RS 1-1005 - Amendment by board of directors
Unless the articles of incorporation provide otherwise, a corporation's board of directors may adopt amendments to the corporation's articles of incorporation without shareholder approval to do any of the following:
(1) Extend the duration of the corporation if it was incorporated at a time when limited duration was required by law.
(2) Delete the names and addresses of the initial directors.
(3) Delete the name and address of the initial registered agent or registered office, if a statement of change is on file with the secretary of state, or to delete the address of the initial principal office if the corporation has provided the address of its principal office in an annual report on file with the secretary of state.
(4) If the corporation has only one class of shares outstanding, then to do either of the following:
(a) Change each issued and unissued authorized share of the class into a greater number of whole shares of that class.

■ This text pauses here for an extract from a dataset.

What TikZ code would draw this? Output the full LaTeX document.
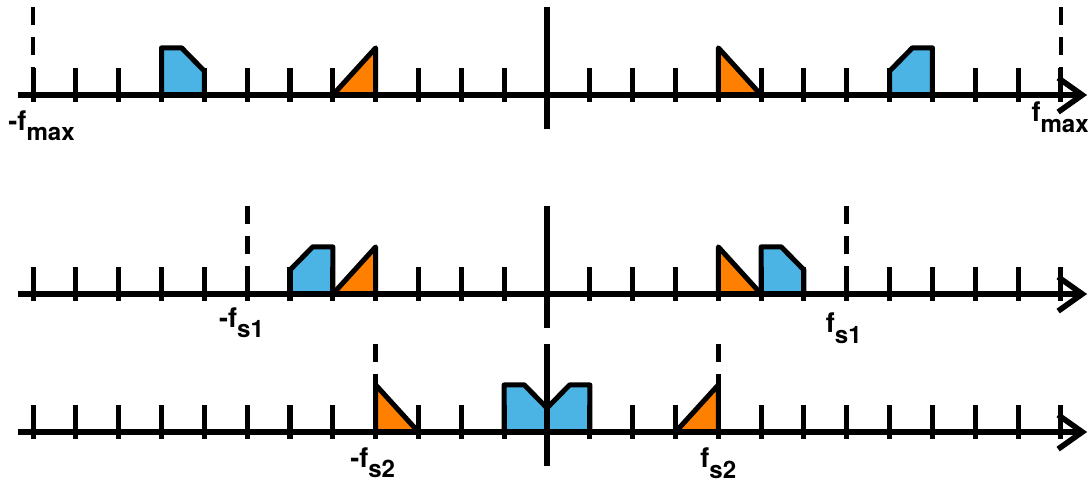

(b) Increase the number of authorized shares of the class to the extent necessary to permit the issuance of shares as a share dividend.
(5) Change the corporate name.
(6) Reflect a reduction in authorized shares, as a result of the operation of R.S. 12:1-631(B), when the corporation has acquired its own shares and the articles of incorporation prohibit the reissue of the acquired shares.
(7) Delete a class of shares from the articles of incorporation, as a result of the operation of R.S. 12:1-631(B), when there are no remaining shares of the class because the corporation has acquired all shares of the class and the articles of incorporation prohibit the reissue of the acquired shares.
(8) To make any change expressly permitted by R.S. 12:1-602(A) or (B) to be made without shareholder approval.
Acts 2014, No. 328, §1, eff. Jan. 1, 2015; Acts 2020, 2nd Ex. Sess., No. 3, §1, eff. Oct. 16, 2020.